▶ Written problem:
With the pictures left out, copy the listing below exactly.
****************************************
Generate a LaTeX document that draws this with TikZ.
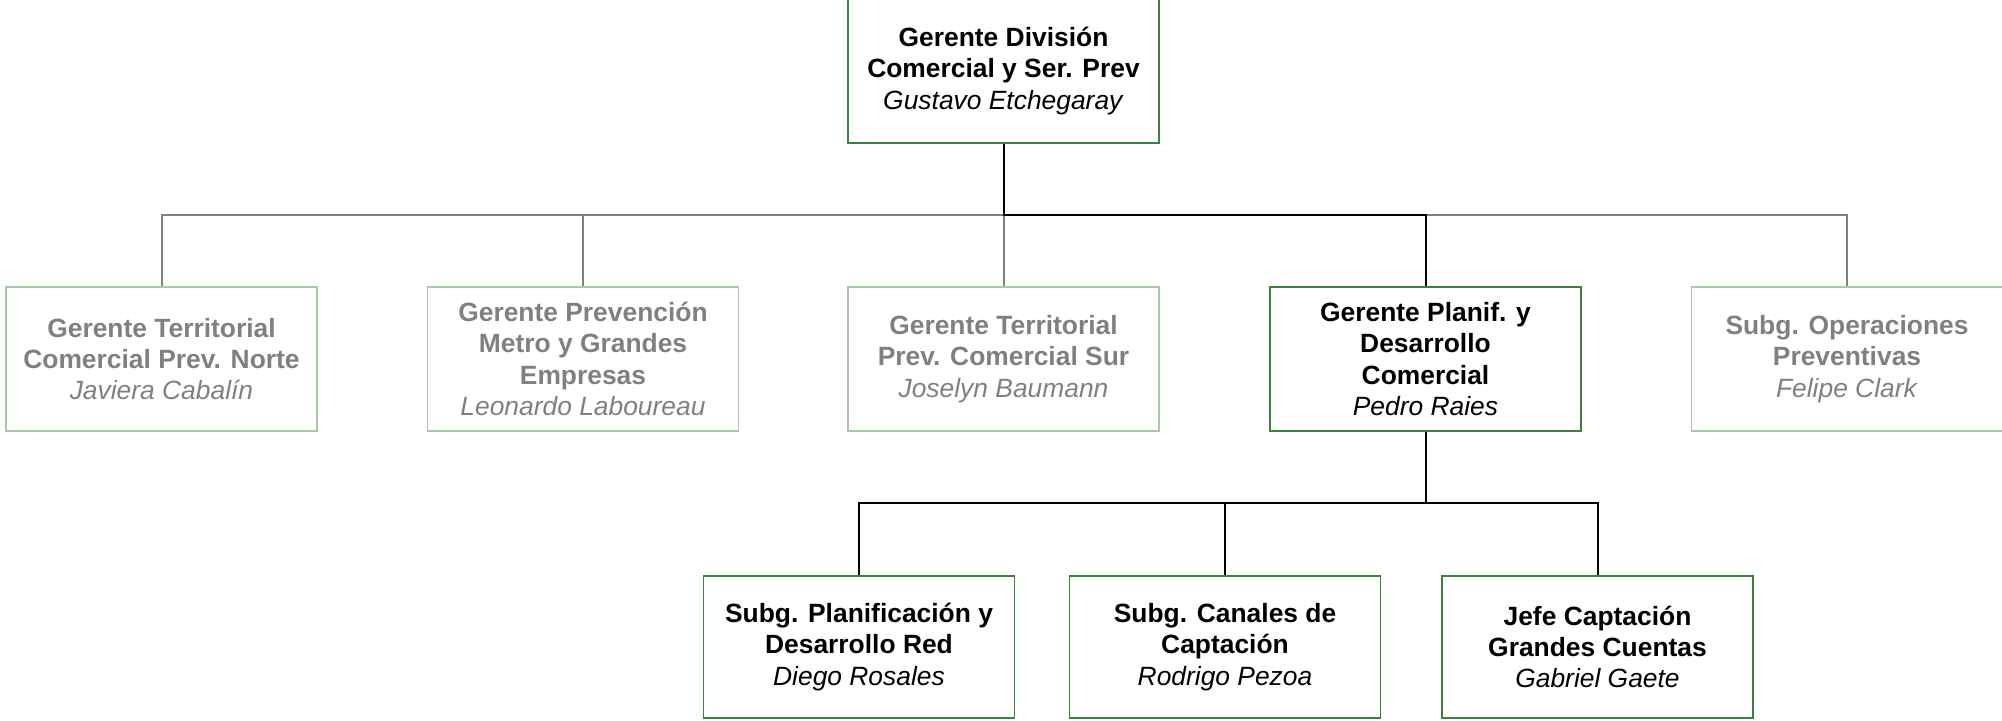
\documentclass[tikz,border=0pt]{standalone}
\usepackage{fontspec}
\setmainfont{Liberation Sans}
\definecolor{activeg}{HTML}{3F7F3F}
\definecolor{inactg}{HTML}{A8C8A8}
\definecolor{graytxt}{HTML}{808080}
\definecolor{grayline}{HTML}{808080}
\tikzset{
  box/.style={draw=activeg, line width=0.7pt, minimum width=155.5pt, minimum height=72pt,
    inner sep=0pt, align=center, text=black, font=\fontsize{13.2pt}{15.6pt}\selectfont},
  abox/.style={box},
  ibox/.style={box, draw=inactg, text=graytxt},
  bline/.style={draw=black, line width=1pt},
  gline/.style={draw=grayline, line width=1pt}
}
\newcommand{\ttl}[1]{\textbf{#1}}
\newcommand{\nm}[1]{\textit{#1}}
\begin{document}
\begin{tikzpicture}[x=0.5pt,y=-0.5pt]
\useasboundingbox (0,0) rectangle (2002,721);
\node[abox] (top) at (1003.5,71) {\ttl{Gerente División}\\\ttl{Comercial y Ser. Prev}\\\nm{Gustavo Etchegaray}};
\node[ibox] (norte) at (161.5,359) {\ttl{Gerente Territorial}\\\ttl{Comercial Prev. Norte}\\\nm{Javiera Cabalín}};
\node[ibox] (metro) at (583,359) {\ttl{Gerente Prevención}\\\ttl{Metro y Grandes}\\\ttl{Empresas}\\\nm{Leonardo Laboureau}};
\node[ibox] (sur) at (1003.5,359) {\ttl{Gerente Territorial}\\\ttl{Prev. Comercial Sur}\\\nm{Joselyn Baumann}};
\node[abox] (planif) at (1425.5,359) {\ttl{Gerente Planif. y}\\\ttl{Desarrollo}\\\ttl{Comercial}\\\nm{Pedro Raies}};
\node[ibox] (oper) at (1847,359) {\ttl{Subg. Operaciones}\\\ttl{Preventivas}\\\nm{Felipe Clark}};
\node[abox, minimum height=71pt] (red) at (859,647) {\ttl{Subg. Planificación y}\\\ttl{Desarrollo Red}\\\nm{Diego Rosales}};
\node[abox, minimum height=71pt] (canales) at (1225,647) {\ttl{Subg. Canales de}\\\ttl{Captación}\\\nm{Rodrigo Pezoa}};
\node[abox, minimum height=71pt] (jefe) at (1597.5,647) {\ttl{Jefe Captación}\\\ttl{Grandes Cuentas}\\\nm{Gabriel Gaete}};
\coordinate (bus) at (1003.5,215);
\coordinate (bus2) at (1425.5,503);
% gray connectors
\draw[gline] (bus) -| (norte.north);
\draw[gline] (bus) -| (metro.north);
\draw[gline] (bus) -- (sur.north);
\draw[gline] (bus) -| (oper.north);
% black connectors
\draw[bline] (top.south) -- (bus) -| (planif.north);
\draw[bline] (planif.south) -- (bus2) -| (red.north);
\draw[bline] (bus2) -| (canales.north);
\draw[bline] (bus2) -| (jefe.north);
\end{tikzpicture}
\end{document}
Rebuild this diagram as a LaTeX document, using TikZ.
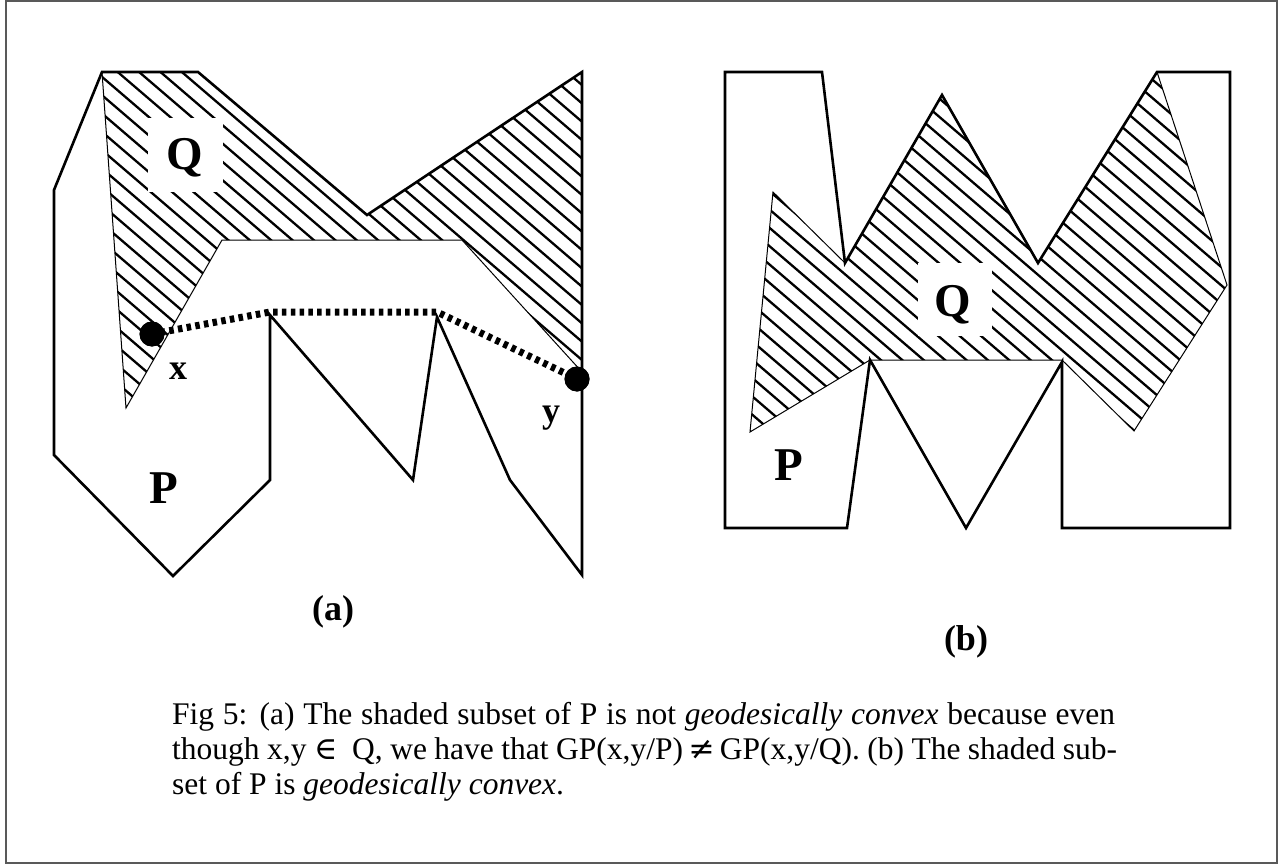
****************************************
▶ Finished task:
Generate a LaTeX document that draws this with TikZ.
\documentclass[tikz,border=0pt]{standalone}
\usepackage{fontspec}
\setmainfont{Liberation Sans}
\definecolor{activeg}{HTML}{3F7F3F}
\definecolor{inactg}{HTML}{A8C8A8}
\definecolor{graytxt}{HTML}{808080}
\definecolor{grayline}{HTML}{808080}
\tikzset{
  box/.style={draw=activeg, line width=0.7pt, minimum width=155.5pt, minimum height=72pt,
    inner sep=0pt, align=center, text=black, font=\fontsize{13.2pt}{15.6pt}\selectfont},
  abox/.style={box},
  ibox/.style={box, draw=inactg, text=graytxt},
  bline/.style={draw=black, line width=1pt},
  gline/.style={draw=grayline, line width=1pt}
}
\newcommand{\ttl}[1]{\textbf{#1}}
\newcommand{\nm}[1]{\textit{#1}}
\begin{document}
\begin{tikzpicture}[x=0.5pt,y=-0.5pt]
\useasboundingbox (0,0) rectangle (2002,721);
\node[abox] (top) at (1003.5,71) {\ttl{Gerente División}\\\ttl{Comercial y Ser. Prev}\\\nm{Gustavo Etchegaray}};
\node[ibox] (norte) at (161.5,359) {\ttl{Gerente Territorial}\\\ttl{Comercial Prev. Norte}\\\nm{Javiera Cabalín}};
\node[ibox] (metro) at (583,359) {\ttl{Gerente Prevención}\\\ttl{Metro y Grandes}\\\ttl{Empresas}\\\nm{Leonardo Laboureau}};
\node[ibox] (sur) at (1003.5,359) {\ttl{Gerente Territorial}\\\ttl{Prev. Comercial Sur}\\\nm{Joselyn Baumann}};
\node[abox] (planif) at (1425.5,359) {\ttl{Gerente Planif. y}\\\ttl{Desarrollo}\\\ttl{Comercial}\\\nm{Pedro Raies}};
\node[ibox] (oper) at (1847,359) {\ttl{Subg. Operaciones}\\\ttl{Preventivas}\\\nm{Felipe Clark}};
\node[abox, minimum height=71pt] (red) at (859,647) {\ttl{Subg. Planificación y}\\\ttl{Desarrollo Red}\\\nm{Diego Rosales}};
\node[abox, minimum height=71pt] (canales) at (1225,647) {\ttl{Subg. Canales de}\\\ttl{Captación}\\\nm{Rodrigo Pezoa}};
\node[abox, minimum height=71pt] (jefe) at (1597.5,647) {\ttl{Jefe Captación}\\\ttl{Grandes Cuentas}\\\nm{Gabriel Gaete}};
\coordinate (bus) at (1003.5,215);
\coordinate (bus2) at (1425.5,503);
% gray connectors
\draw[gline] (bus) -| (norte.north);
\draw[gline] (bus) -| (metro.north);
\draw[gline] (bus) -- (sur.north);
\draw[gline] (bus) -| (oper.north);
% black connectors
\draw[bline] (top.south) -- (bus) -| (planif.north);
\draw[bline] (planif.south) -- (bus2) -| (red.north);
\draw[bline] (bus2) -| (canales.north);
\draw[bline] (bus2) -| (jefe.north);
\end{tikzpicture}
\end{document}
Rebuild this diagram as a LaTeX document, using TikZ.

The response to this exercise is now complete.